Shining stars of this year's Elektra Festival propose content over form
I haven’t always been enthusiastic about digital arts. Some years ago the screen had been declared dead – a superfluous two-dimensional artifice so void of resonance that its only interaction with the viewer was on the level of distraction. The two directions digital arts seemed to be taking were self-reflexivity and deeper immersion relying on increased amplitude. It seemed the simple, subtle, content-driven new-media works by artists like Bill Viola were a thing of the past.
Then I attended a Skoltz Kolgen performance. The local duo describe themselves as penetrating "the ephemeral skin between solid matter and the unsubstantiated, the intimate and the objective." They create "worlds that gestate between accident and intent." Put simply, the duo perform image-sound synchronism, but with a precision and concerned aesthetic previously unknown to me. There is nothing, beyond some esoteric technical details, that separates Skoltz Kolgen from their predecessors. Their importance lies in their careful arrangement of digital detritus, the constant tension between privileging image or sound and their ultimate decision to emphasize content over either.

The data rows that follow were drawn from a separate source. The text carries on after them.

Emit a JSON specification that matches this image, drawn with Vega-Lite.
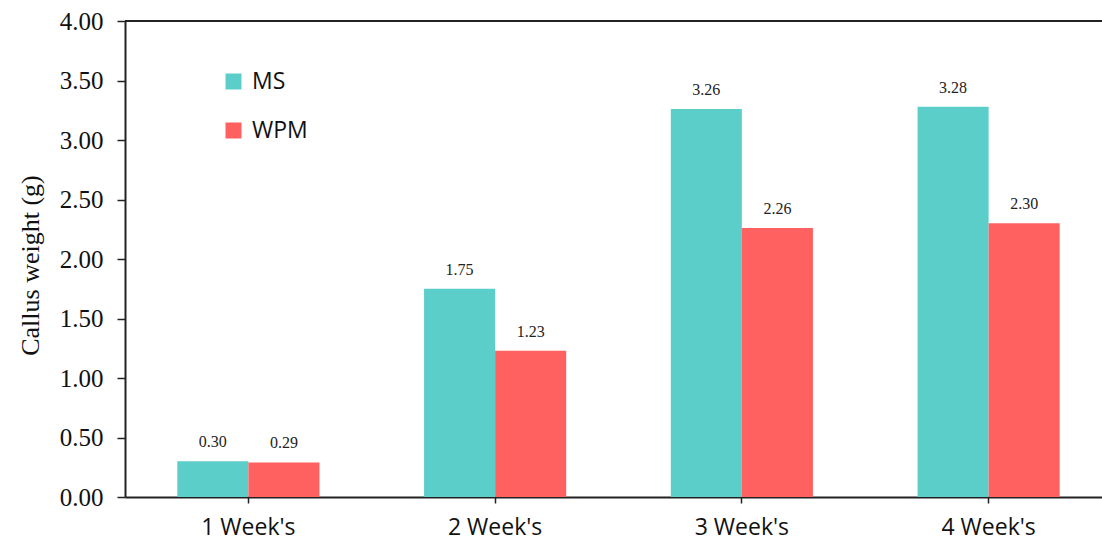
{
  "$schema": "https://vega.github.io/schema/vega-lite/v6.json",
  "width": 987,
  "height": 476,
  "autosize": {"type": "none"},
  "padding": {"left": 125, "top": 21, "right": 0, "bottom": 48},
  "background": "white",
  "config": {"view": {"stroke": null}},
  "data": {
    "values": [
      {"week": "1 Week's", "medium": "MS", "weight": 0.30},
      {"week": "1 Week's", "medium": "WPM", "weight": 0.29},
      {"week": "2 Week's", "medium": "MS", "weight": 1.75},
      {"week": "2 Week's", "medium": "WPM", "weight": 1.23},
      {"week": "3 Week's", "medium": "MS", "weight": 3.26},
      {"week": "3 Week's", "medium": "WPM", "weight": 2.26},
      {"week": "4 Week's", "medium": "MS", "weight": 3.28},
      {"week": "4 Week's", "medium": "WPM", "weight": 2.30}
    ]
  },
  "encoding": {
    "x": {
      "field": "week", "type": "nominal", "sort": null,
      "scale": {"paddingInner": 0.424, "paddingOuter": 0.212},
      "axis": {
        "title": null, "labelAngle": 0, "labelFont": "Open Sans", "labelFontSize": 23,
        "labelColor": "#111", "domainColor": "#222", "domainWidth": 2, "tickColor": "#222",
        "tickSize": 6, "tickWidth": 1.5, "labelPadding": 13
      }
    },
    "xOffset": {"field": "medium", "type": "nominal", "sort": ["MS", "WPM"]}
  },
  "layer": [
    {
      "mark": {"type": "bar"},
      "encoding": {
        "y": {
          "field": "weight", "type": "quantitative",
          "scale": {"domain": [0, 4], "nice": false},
          "axis": {
            "title": "Callus weight (g)", "titleFont": "Liberation Serif", "titleFontSize": 26,
            "titleFontWeight": "normal", "titleColor": "#111", "titlePadding": 16, "titleY": 244,
            "values": [0, 0.5, 1, 1.5, 2, 2.5, 3, 3.5, 4], "format": ".2f",
            "labelFont": "Liberation Serif", "labelFontSize": 25, "labelColor": "#111",
            "labelPadding": 14, "tickSize": 8, "tickWidth": 1.5, "tickColor": "#222",
            "domainColor": "#222", "domainWidth": 2, "grid": false
          }
        },
        "color": {
          "field": "medium", "type": "nominal",
          "scale": {"domain": ["MS", "WPM"], "range": ["#5ccec9", "#ff6161"]},
          "legend": {
            "title": null, "orient": "none", "legendX": 97, "legendY": 49,
            "symbolType": "square", "symbolSize": 256, "symbolOpacity": 1,
            "symbolStrokeWidth": 0, "labelFont": "Open Sans", "labelFontSize": 23,
            "labelColor": "#111", "labelOffset": 7, "rowPadding": 25
          }
        }
      }
    },
    {
      "mark": {"type": "text", "font": "Liberation Serif", "fontSize": 16, "color": "#222", "baseline": "alphabetic", "dy": -14},
      "encoding": {
        "y": {"field": "weight", "type": "quantitative"},
        "text": {"field": "weight", "type": "quantitative", "format": ".2f"}
      }
    },
    {
      "mark": {"type": "rule", "color": "#222", "strokeWidth": 2},
      "encoding": {"y": {"datum": 4}, "x": {"value": 0}, "x2": {"value": 987}, "xOffset": null}
    }
  ]
}
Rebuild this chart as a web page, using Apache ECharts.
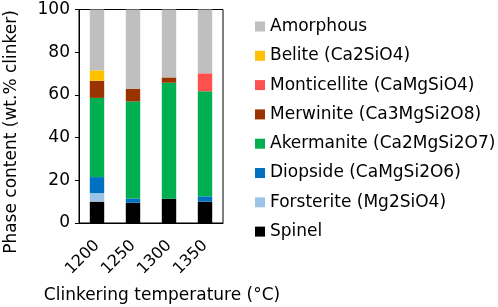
<!DOCTYPE html>
<html>
<head>
<meta charset="utf-8">
<script src="https://cdn.jsdelivr.net/npm/echarts@6/dist/echarts.min.js"></script>
<style>
html,body{margin:0;padding:0;background:#fff;}
#chart{width:498px;height:307px;}
</style>
</head>
<body>
<div id="chart"></div>
<script>
var categories = ['1200', '1250', '1300', '1350'];
var spinel       = [10, 9.5, 11.4, 10];
var forsterite   = [4, 0, 0, 0];
var diopside     = [7.5, 2, 0, 2.5];
var akermanite   = [37.1, 45.4, 54.3, 49.2];
var merwinite    = [8, 5.9, 2.5, 0];
var monticellite = [0, 0, 0, 8.4];
var belite       = [4.9, 0, 0, 0];
var amorphous    = [28.5, 37.2, 31.8, 29.9];
var yTicks = [0, 20, 40, 60, 80, 100];

var FONT = 'DejaVu Sans';
var seriesDefs = [
  ['Spinel', spinel, '#000000'],
  ['Forsterite (Mg2SiO4)', forsterite, '#9dc3e6'],
  ['Diopside (CaMgSi2O6)', diopside, '#0070c0'],
  ['Akermanite (Ca2MgSi2O7)', akermanite, '#00b050'],
  ['Merwinite (Ca3MgSi2O8)', merwinite, '#993300'],
  ['Monticellite (CaMgSiO4)', monticellite, '#ff5050'],
  ['Belite (Ca2SiO4)', belite, '#ffc000'],
  ['Amorphous', amorphous, '#bfbfbf']
];
var series = seriesDefs.map(function (d) {
  return {
    name: d[0], type: 'bar', stack: 'total', data: d[1],
    barWidth: '40%', itemStyle: { color: d[2] }, animation: false
  };
});
var legendOrder = seriesDefs.map(function (d) { return d[0]; }).reverse();

var chart = echarts.init(document.getElementById('chart'));
chart.setOption({
  animation: false,
  grid: { left: 79, right: 275, top: 9.5, bottom: 84, show: true, borderColor: '#000', borderWidth: 1 },
  legend: {
    data: legendOrder, orient: 'vertical', left: 255, top: 16.5, padding: 0,
    icon: 'rect', itemWidth: 10, itemHeight: 10, itemGap: 9.3,
    textStyle: { fontFamily: FONT, fontSize: 17, color: '#000', lineHeight: 20, padding: [0, 0, 0, 0] },
    selectedMode: false
  },
  xAxis: {
    type: 'category', data: categories,
    axisLine: { lineStyle: { color: '#000', width: 1 } },
    axisTick: { alignWithLabel: true, length: 4, lineStyle: { color: '#000' } },
    axisLabel: { rotate: 45, margin: 20, fontFamily: FONT, fontSize: 16, color: '#000' }
  },
  yAxis: {
    type: 'value', min: yTicks[0], max: yTicks[yTicks.length - 1], interval: 20,
    axisLine: { show: true, lineStyle: { color: '#000', width: 1 } },
    axisTick: { show: true, length: 4, lineStyle: { color: '#000' } },
    splitLine: { show: false },
    axisLabel: { margin: 9, fontFamily: FONT, fontSize: 17, color: '#000' }
  },
  graphic: [
    { type: 'text', x: 12, y: 132, rotation: Math.PI / 2,
      style: { text: 'Phase content (wt.% clinker)', font: '17px "DejaVu Sans"', fill: '#000', textAlign: 'center', textVerticalAlign: 'middle' } },
    { type: 'text', x: 162, y: 296,
      style: { text: 'Clinkering temperature (°C)', font: '17px "DejaVu Sans"', fill: '#000', textAlign: 'center', textVerticalAlign: 'middle' } }
  ],
  series: series
});
</script>
</body>
</html>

Skoltz Kolgen make eerily familiar moving paintings in a rich sonic landscape. Then the performance is over; rather than lingering in a way somehow typical of ever-reproducible digital media, the curtain drops and the spectator is left only with the memories of an event.
Festival director Alain Thibault contends that "Elektra is about exploring all the links possible between visuals and music." He continues: "[But while] Elektra placed the term ‘audiovisual’ on the map in 2005, this year will mark the exploration of the third dimension of audiovisual. The works selected place a common focus on the relationship between sound and image as it relates to the object and body in a technological perspective."
Chris Salter’s work Schwelle I: Bardo endeavours to situate the body and the spectator in the immediate realm of the event. According to Salter, his Schwelle triptych (of which Part I will be shown at Elektra) deals with "different sets of thresholds, not just the threshold between sleep-waking, life-death, but also the edge of hearing, the edges of perception." Salter describes Part I as a three-screen, eight-channel audiovisual work that attempts to simulate transitory and meditative states of consciousness. Salter is a smart and thoughtful artist, with an interest in humanizing digital media. He has pondered our perceptual relationship with digital media and says "at the level of edits, digital media is discrete, but on an experiential level, it’s continuous." It’s this dichotomy, between discrete and continuous, with which Salter is primarily concerned. In explaining the narrative jumps in Schwelle I, Salter says, "One minute your life is one way, and something can change and it’s radically different. It’s a kind of break in the world. There’s a continuum, and there are these holes in the continuum."
Elektra promises to challenge typical notions of immersion and interaction again this year.